• Your goal: From the listing below, restate word for word the lines from the line containing "Reproduce this chart with matplotlib." down through the line containing "PHI = (1 + 5 ** 0.5) / 2". Exclude pictures.

• Dataset excerpts:
━━━━━━━━━━━━━━━━

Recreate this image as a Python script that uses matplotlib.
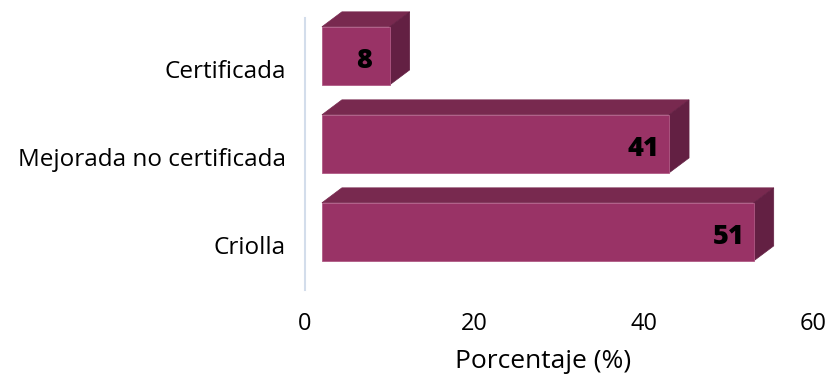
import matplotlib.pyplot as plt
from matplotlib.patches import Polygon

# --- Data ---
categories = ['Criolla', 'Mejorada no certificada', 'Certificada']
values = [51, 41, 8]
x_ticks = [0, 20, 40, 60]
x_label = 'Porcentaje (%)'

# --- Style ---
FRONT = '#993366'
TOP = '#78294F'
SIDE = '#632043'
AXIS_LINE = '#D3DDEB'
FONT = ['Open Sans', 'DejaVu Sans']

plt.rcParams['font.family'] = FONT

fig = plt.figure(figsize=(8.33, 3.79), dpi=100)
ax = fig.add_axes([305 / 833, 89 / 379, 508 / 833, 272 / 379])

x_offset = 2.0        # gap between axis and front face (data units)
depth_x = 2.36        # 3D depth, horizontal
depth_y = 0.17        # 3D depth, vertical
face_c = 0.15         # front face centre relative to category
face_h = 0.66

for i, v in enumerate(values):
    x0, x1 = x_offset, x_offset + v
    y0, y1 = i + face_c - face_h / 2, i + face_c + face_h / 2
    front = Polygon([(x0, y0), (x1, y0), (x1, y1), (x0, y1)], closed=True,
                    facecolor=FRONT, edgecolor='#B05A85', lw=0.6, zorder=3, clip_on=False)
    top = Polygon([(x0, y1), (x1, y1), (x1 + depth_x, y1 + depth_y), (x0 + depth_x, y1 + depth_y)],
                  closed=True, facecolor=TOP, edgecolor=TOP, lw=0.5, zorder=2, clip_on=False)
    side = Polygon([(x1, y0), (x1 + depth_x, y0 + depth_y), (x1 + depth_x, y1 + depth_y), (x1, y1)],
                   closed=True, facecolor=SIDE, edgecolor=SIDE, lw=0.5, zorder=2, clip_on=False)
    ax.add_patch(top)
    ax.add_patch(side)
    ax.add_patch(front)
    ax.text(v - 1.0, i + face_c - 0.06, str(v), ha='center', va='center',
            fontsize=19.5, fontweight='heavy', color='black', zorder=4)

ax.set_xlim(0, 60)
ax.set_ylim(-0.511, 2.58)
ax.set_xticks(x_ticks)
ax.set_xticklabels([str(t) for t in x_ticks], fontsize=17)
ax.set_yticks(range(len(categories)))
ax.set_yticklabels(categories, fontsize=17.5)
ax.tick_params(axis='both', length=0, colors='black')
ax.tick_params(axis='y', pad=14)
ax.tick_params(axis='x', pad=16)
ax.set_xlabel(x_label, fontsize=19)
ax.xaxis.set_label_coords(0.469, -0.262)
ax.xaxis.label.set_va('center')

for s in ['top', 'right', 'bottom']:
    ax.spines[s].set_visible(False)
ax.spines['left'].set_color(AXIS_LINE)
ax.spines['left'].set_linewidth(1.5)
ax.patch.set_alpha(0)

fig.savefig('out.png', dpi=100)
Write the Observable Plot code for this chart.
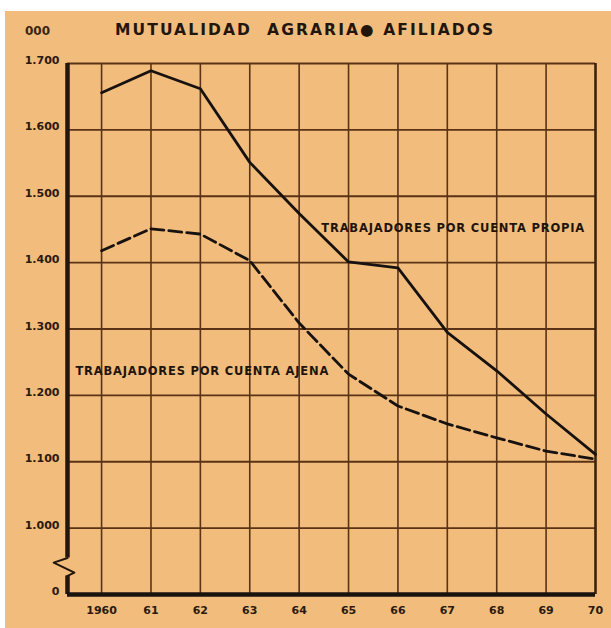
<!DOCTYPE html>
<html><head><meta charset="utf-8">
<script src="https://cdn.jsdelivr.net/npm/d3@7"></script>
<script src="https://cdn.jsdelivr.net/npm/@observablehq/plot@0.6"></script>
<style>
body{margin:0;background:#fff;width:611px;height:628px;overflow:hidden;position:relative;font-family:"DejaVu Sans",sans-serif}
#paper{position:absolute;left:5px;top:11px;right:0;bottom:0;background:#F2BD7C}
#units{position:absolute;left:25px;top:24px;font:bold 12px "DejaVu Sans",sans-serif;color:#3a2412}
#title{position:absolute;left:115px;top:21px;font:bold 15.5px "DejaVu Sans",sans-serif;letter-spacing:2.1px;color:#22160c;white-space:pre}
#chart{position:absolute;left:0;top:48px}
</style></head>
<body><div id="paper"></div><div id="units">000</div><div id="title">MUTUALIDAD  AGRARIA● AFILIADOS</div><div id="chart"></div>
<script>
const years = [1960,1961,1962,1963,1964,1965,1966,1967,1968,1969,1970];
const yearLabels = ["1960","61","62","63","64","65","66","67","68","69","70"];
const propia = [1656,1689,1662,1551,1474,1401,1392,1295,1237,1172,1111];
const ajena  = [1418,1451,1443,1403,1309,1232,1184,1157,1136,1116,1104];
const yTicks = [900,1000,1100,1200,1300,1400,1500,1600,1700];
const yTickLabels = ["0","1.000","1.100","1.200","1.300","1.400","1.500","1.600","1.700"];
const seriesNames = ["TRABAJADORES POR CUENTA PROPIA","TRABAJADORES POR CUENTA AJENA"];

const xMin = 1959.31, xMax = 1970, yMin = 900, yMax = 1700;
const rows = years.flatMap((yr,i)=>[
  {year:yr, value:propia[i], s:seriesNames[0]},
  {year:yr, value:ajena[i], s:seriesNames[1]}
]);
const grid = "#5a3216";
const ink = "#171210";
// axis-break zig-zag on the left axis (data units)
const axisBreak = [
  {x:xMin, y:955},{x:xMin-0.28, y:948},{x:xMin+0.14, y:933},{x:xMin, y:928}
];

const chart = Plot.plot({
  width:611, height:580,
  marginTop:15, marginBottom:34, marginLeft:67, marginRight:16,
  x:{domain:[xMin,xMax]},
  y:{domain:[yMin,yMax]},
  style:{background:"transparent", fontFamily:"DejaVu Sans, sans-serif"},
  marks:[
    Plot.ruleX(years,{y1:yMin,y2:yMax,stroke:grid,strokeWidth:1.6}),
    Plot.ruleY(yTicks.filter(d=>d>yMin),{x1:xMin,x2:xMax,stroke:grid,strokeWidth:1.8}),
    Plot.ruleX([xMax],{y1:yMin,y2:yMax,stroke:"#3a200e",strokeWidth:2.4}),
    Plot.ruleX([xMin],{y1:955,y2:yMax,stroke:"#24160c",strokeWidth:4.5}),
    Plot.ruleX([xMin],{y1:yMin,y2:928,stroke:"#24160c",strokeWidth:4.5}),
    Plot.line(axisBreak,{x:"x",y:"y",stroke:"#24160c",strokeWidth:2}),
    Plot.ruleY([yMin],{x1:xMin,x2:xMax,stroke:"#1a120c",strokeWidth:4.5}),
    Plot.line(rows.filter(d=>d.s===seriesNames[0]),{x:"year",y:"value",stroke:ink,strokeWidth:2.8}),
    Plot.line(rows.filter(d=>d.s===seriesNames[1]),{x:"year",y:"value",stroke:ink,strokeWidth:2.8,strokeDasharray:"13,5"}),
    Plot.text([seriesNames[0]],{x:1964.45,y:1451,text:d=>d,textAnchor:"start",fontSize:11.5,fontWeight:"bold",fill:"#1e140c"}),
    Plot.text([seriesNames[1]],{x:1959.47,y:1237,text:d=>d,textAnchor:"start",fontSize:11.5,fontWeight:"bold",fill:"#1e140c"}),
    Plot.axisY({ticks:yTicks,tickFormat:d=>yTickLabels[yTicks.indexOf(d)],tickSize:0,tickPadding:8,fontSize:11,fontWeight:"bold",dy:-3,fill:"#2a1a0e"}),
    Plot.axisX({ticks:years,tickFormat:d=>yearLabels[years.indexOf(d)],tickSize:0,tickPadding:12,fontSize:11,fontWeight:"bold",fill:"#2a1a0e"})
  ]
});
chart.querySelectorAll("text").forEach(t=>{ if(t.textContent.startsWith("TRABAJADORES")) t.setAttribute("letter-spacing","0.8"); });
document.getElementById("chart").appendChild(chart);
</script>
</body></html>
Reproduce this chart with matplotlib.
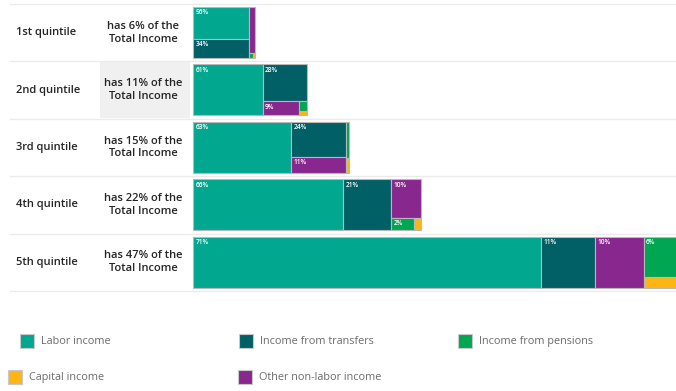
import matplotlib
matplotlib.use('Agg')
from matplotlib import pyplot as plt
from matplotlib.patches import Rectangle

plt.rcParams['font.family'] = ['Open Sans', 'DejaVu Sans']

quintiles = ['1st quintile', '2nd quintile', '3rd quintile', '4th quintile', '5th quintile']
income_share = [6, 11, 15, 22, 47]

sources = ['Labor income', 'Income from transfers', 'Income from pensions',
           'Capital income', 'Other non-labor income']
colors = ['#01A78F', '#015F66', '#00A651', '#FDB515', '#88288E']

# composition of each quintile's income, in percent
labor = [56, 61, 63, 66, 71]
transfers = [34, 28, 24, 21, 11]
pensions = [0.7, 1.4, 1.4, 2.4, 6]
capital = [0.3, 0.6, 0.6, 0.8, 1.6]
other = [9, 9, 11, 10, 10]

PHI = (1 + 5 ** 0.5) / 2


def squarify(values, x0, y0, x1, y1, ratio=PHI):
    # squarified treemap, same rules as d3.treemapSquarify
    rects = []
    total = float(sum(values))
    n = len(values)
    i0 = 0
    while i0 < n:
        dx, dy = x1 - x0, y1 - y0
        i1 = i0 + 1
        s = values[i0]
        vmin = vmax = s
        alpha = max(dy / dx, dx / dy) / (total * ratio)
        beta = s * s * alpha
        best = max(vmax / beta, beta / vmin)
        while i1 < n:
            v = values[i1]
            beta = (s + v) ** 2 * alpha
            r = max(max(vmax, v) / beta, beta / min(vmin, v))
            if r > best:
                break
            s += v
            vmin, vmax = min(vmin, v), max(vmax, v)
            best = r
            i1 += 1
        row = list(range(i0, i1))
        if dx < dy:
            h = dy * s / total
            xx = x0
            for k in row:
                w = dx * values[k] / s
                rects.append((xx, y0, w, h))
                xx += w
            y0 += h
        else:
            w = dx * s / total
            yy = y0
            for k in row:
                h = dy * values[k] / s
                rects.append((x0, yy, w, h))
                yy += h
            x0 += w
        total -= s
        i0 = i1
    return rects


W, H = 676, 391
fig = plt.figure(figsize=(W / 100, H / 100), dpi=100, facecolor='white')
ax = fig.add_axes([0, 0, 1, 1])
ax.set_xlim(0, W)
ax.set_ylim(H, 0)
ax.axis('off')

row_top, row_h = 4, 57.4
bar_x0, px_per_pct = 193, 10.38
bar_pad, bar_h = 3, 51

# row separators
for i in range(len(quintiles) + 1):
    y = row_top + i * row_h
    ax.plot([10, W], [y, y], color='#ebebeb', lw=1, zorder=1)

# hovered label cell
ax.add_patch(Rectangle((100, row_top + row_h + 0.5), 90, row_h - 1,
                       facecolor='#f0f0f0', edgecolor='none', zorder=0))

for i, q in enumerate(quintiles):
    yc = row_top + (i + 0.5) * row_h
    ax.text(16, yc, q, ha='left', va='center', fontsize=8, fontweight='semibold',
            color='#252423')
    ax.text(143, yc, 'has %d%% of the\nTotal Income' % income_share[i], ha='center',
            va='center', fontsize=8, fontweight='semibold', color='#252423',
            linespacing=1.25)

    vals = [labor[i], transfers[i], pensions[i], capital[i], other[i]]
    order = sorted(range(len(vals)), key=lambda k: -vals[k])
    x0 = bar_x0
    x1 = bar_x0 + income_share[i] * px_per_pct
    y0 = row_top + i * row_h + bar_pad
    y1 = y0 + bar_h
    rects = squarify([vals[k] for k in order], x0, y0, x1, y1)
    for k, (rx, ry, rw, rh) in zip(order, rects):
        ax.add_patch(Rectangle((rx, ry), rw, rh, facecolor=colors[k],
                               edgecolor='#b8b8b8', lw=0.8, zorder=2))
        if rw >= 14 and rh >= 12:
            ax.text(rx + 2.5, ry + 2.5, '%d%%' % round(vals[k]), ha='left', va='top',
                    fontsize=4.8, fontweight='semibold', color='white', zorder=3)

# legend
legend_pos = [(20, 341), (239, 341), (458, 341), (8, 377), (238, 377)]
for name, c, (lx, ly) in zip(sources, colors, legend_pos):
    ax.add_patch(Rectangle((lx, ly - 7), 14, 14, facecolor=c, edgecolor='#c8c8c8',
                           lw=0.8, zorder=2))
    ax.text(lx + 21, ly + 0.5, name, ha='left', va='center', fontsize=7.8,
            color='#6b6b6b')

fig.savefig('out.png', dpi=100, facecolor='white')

━━━━━━━━━━━━━━━━

• Answer in full:
Reproduce this chart with matplotlib.
import matplotlib
matplotlib.use('Agg')
from matplotlib import pyplot as plt
from matplotlib.patches import Rectangle

plt.rcParams['font.family'] = ['Open Sans', 'DejaVu Sans']

quintiles = ['1st quintile', '2nd quintile', '3rd quintile', '4th quintile', '5th quintile']
income_share = [6, 11, 15, 22, 47]

sources = ['Labor income', 'Income from transfers', 'Income from pensions',
           'Capital income', 'Other non-labor income']
colors = ['#01A78F', '#015F66', '#00A651', '#FDB515', '#88288E']

# composition of each quintile's income, in percent
labor = [56, 61, 63, 66, 71]
transfers = [34, 28, 24, 21, 11]
pensions = [0.7, 1.4, 1.4, 2.4, 6]
capital = [0.3, 0.6, 0.6, 0.8, 1.6]
other = [9, 9, 11, 10, 10]

PHI = (1 + 5 ** 0.5) / 2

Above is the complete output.